RECORDED INFORMATION:
━━━
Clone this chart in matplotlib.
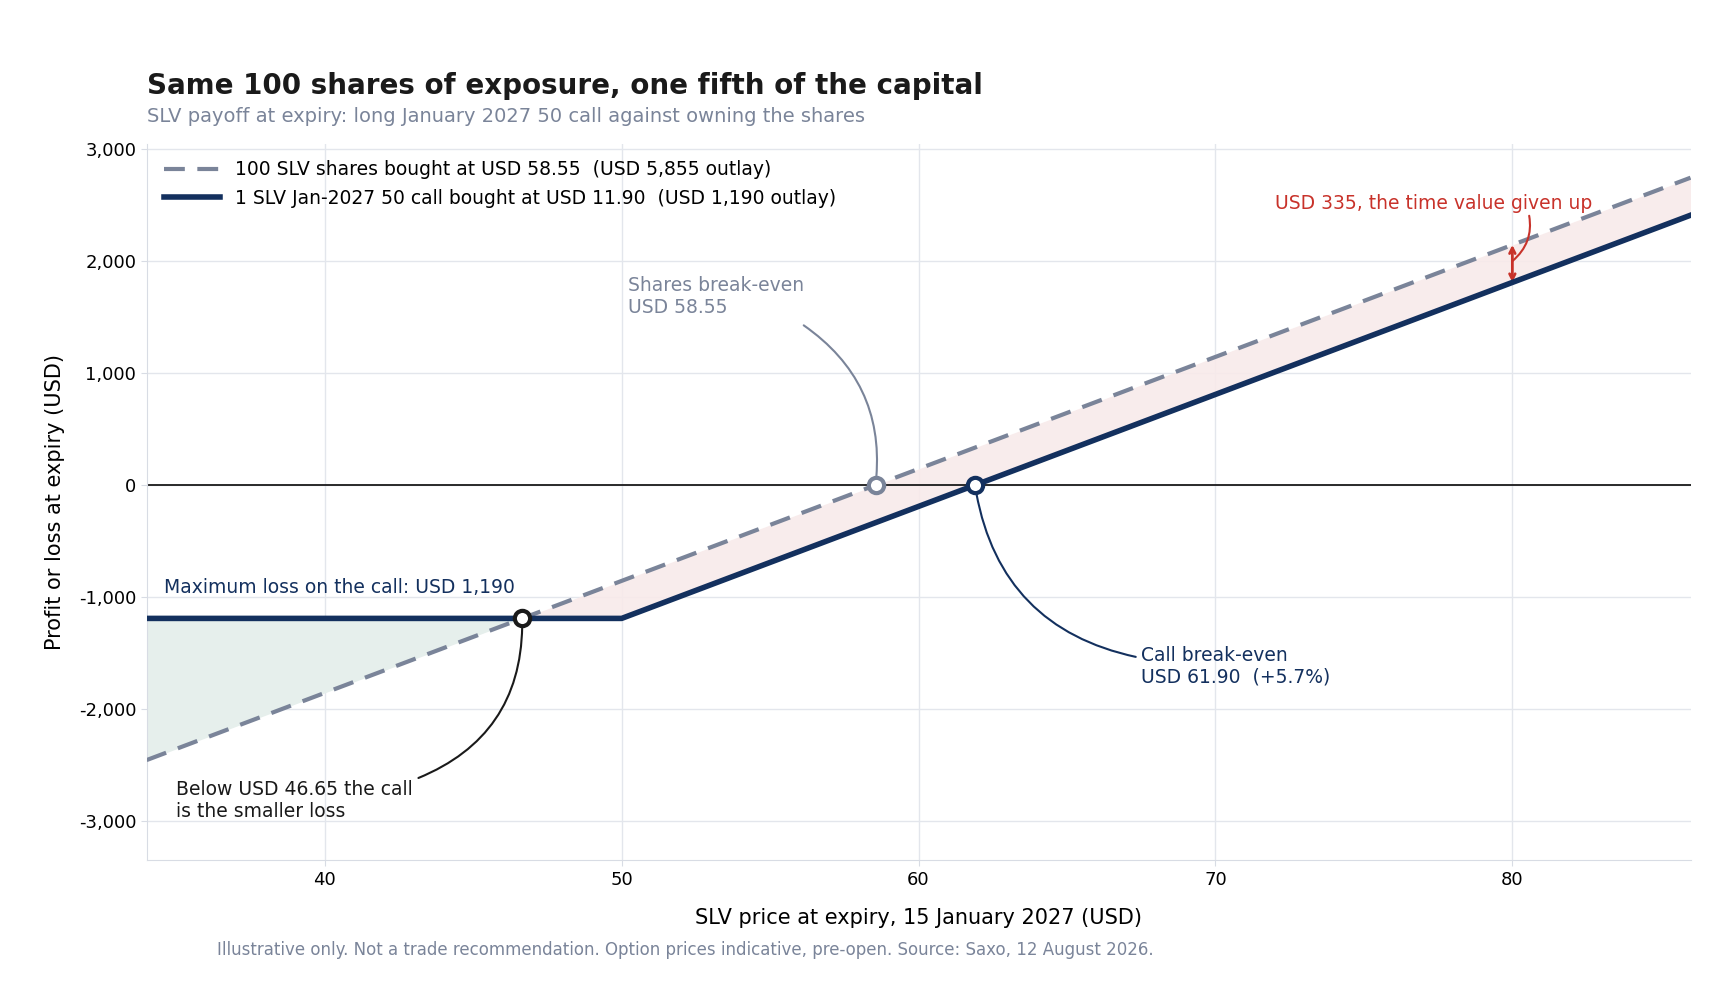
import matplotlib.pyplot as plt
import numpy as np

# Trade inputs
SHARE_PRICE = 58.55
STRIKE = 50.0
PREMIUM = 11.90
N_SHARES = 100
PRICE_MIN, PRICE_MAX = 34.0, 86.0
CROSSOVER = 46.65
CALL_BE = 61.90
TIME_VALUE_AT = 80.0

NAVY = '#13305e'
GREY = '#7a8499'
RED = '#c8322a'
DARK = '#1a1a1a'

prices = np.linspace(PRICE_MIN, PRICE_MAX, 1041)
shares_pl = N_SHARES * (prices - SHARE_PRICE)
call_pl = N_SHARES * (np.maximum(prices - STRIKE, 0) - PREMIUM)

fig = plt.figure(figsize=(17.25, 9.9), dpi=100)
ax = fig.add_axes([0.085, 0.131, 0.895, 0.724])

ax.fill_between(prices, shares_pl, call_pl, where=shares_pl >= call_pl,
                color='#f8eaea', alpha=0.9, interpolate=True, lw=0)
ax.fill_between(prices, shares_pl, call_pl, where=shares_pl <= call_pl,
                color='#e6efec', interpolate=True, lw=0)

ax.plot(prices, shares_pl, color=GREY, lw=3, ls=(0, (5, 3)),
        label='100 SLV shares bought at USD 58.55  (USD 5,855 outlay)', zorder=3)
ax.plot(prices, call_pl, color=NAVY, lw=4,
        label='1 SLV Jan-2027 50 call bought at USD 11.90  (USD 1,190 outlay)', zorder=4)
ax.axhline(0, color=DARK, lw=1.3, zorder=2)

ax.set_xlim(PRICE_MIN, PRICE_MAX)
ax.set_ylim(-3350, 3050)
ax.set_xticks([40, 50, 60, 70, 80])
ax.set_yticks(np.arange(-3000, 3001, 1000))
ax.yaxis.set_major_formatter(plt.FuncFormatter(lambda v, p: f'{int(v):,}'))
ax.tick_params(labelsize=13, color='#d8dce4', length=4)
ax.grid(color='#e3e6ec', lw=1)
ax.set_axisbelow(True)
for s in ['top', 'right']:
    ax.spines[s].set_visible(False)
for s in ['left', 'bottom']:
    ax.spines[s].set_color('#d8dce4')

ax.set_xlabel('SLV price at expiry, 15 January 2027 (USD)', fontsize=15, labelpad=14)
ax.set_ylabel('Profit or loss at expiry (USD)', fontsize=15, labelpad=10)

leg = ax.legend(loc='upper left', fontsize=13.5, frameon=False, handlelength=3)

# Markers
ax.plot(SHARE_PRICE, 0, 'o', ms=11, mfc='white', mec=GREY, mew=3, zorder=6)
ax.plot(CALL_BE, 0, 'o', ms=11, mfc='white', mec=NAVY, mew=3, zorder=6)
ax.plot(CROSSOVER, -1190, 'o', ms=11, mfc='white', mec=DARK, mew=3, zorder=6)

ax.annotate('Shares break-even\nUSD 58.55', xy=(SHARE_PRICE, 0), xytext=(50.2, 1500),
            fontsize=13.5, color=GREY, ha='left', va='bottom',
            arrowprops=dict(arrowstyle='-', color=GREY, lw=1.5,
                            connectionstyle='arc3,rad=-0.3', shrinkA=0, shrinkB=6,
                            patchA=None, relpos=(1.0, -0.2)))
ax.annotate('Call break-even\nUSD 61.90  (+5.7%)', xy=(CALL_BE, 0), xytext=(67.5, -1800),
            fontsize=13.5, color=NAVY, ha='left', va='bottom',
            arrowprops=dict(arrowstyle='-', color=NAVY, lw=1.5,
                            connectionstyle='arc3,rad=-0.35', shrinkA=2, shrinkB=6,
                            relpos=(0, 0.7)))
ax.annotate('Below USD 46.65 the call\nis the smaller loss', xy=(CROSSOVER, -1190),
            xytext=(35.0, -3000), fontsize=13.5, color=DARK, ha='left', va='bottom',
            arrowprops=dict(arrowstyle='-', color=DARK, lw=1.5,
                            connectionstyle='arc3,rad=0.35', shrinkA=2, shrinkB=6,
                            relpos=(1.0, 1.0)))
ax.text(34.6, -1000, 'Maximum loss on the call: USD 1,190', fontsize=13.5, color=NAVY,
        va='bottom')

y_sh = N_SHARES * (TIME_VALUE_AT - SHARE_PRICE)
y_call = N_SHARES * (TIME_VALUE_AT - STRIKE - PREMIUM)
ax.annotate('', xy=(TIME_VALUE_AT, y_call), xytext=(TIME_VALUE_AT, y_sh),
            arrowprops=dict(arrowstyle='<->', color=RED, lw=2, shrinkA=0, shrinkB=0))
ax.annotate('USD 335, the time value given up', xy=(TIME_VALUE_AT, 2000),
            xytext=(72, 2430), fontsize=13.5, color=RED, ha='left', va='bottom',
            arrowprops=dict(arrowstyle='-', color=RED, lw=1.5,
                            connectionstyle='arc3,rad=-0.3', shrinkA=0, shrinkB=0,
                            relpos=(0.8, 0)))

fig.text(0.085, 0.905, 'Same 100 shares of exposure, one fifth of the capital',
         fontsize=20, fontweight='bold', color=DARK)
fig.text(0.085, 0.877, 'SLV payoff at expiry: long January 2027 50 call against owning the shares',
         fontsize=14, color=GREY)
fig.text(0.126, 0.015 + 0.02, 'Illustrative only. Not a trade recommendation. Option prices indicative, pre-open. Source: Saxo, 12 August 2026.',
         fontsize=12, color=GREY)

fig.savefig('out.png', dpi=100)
━━━
YOUR GOAL:
Write out the whole listing again, exactly, with no pictures.

REPLY TO THE TASK:
Clone this chart in matplotlib.
import matplotlib.pyplot as plt
import numpy as np

# Trade inputs
SHARE_PRICE = 58.55
STRIKE = 50.0
PREMIUM = 11.90
N_SHARES = 100
PRICE_MIN, PRICE_MAX = 34.0, 86.0
CROSSOVER = 46.65
CALL_BE = 61.90
TIME_VALUE_AT = 80.0

NAVY = '#13305e'
GREY = '#7a8499'
RED = '#c8322a'
DARK = '#1a1a1a'

prices = np.linspace(PRICE_MIN, PRICE_MAX, 1041)
shares_pl = N_SHARES * (prices - SHARE_PRICE)
call_pl = N_SHARES * (np.maximum(prices - STRIKE, 0) - PREMIUM)

fig = plt.figure(figsize=(17.25, 9.9), dpi=100)
ax = fig.add_axes([0.085, 0.131, 0.895, 0.724])

ax.fill_between(prices, shares_pl, call_pl, where=shares_pl >= call_pl,
                color='#f8eaea', alpha=0.9, interpolate=True, lw=0)
ax.fill_between(prices, shares_pl, call_pl, where=shares_pl <= call_pl,
                color='#e6efec', interpolate=True, lw=0)

ax.plot(prices, shares_pl, color=GREY, lw=3, ls=(0, (5, 3)),
        label='100 SLV shares bought at USD 58.55  (USD 5,855 outlay)', zorder=3)
ax.plot(prices, call_pl, color=NAVY, lw=4,
        label='1 SLV Jan-2027 50 call bought at USD 11.90  (USD 1,190 outlay)', zorder=4)
ax.axhline(0, color=DARK, lw=1.3, zorder=2)

ax.set_xlim(PRICE_MIN, PRICE_MAX)
ax.set_ylim(-3350, 3050)
ax.set_xticks([40, 50, 60, 70, 80])
ax.set_yticks(np.arange(-3000, 3001, 1000))
ax.yaxis.set_major_formatter(plt.FuncFormatter(lambda v, p: f'{int(v):,}'))
ax.tick_params(labelsize=13, color='#d8dce4', length=4)
ax.grid(color='#e3e6ec', lw=1)
ax.set_axisbelow(True)
for s in ['top', 'right']:
    ax.spines[s].set_visible(False)
for s in ['left', 'bottom']:
    ax.spines[s].set_color('#d8dce4')

ax.set_xlabel('SLV price at expiry, 15 January 2027 (USD)', fontsize=15, labelpad=14)
ax.set_ylabel('Profit or loss at expiry (USD)', fontsize=15, labelpad=10)

leg = ax.legend(loc='upper left', fontsize=13.5, frameon=False, handlelength=3)

# Markers
ax.plot(SHARE_PRICE, 0, 'o', ms=11, mfc='white', mec=GREY, mew=3, zorder=6)
ax.plot(CALL_BE, 0, 'o', ms=11, mfc='white', mec=NAVY, mew=3, zorder=6)
ax.plot(CROSSOVER, -1190, 'o', ms=11, mfc='white', mec=DARK, mew=3, zorder=6)

ax.annotate('Shares break-even\nUSD 58.55', xy=(SHARE_PRICE, 0), xytext=(50.2, 1500),
            fontsize=13.5, color=GREY, ha='left', va='bottom',
            arrowprops=dict(arrowstyle='-', color=GREY, lw=1.5,
                            connectionstyle='arc3,rad=-0.3', shrinkA=0, shrinkB=6,
                            patchA=None, relpos=(1.0, -0.2)))
ax.annotate('Call break-even\nUSD 61.90  (+5.7%)', xy=(CALL_BE, 0), xytext=(67.5, -1800),
            fontsize=13.5, color=NAVY, ha='left', va='bottom',
            arrowprops=dict(arrowstyle='-', color=NAVY, lw=1.5,
                            connectionstyle='arc3,rad=-0.35', shrinkA=2, shrinkB=6,
                            relpos=(0, 0.7)))
ax.annotate('Below USD 46.65 the call\nis the smaller loss', xy=(CROSSOVER, -1190),
            xytext=(35.0, -3000), fontsize=13.5, color=DARK, ha='left', va='bottom',
            arrowprops=dict(arrowstyle='-', color=DARK, lw=1.5,
                            connectionstyle='arc3,rad=0.35', shrinkA=2, shrinkB=6,
                            relpos=(1.0, 1.0)))
ax.text(34.6, -1000, 'Maximum loss on the call: USD 1,190', fontsize=13.5, color=NAVY,
        va='bottom')

y_sh = N_SHARES * (TIME_VALUE_AT - SHARE_PRICE)
y_call = N_SHARES * (TIME_VALUE_AT - STRIKE - PREMIUM)
ax.annotate('', xy=(TIME_VALUE_AT, y_call), xytext=(TIME_VALUE_AT, y_sh),
            arrowprops=dict(arrowstyle='<->', color=RED, lw=2, shrinkA=0, shrinkB=0))
ax.annotate('USD 335, the time value given up', xy=(TIME_VALUE_AT, 2000),
            xytext=(72, 2430), fontsize=13.5, color=RED, ha='left', va='bottom',
            arrowprops=dict(arrowstyle='-', color=RED, lw=1.5,
                            connectionstyle='arc3,rad=-0.3', shrinkA=0, shrinkB=0,
                            relpos=(0.8, 0)))

fig.text(0.085, 0.905, 'Same 100 shares of exposure, one fifth of the capital',
         fontsize=20, fontweight='bold', color=DARK)
fig.text(0.085, 0.877, 'SLV payoff at expiry: long January 2027 50 call against owning the shares',
         fontsize=14, color=GREY)
fig.text(0.126, 0.015 + 0.02, 'Illustrative only. Not a trade recommendation. Option prices indicative, pre-open. Source: Saxo, 12 August 2026.',
         fontsize=12, color=GREY)

fig.savefig('out.png', dpi=100)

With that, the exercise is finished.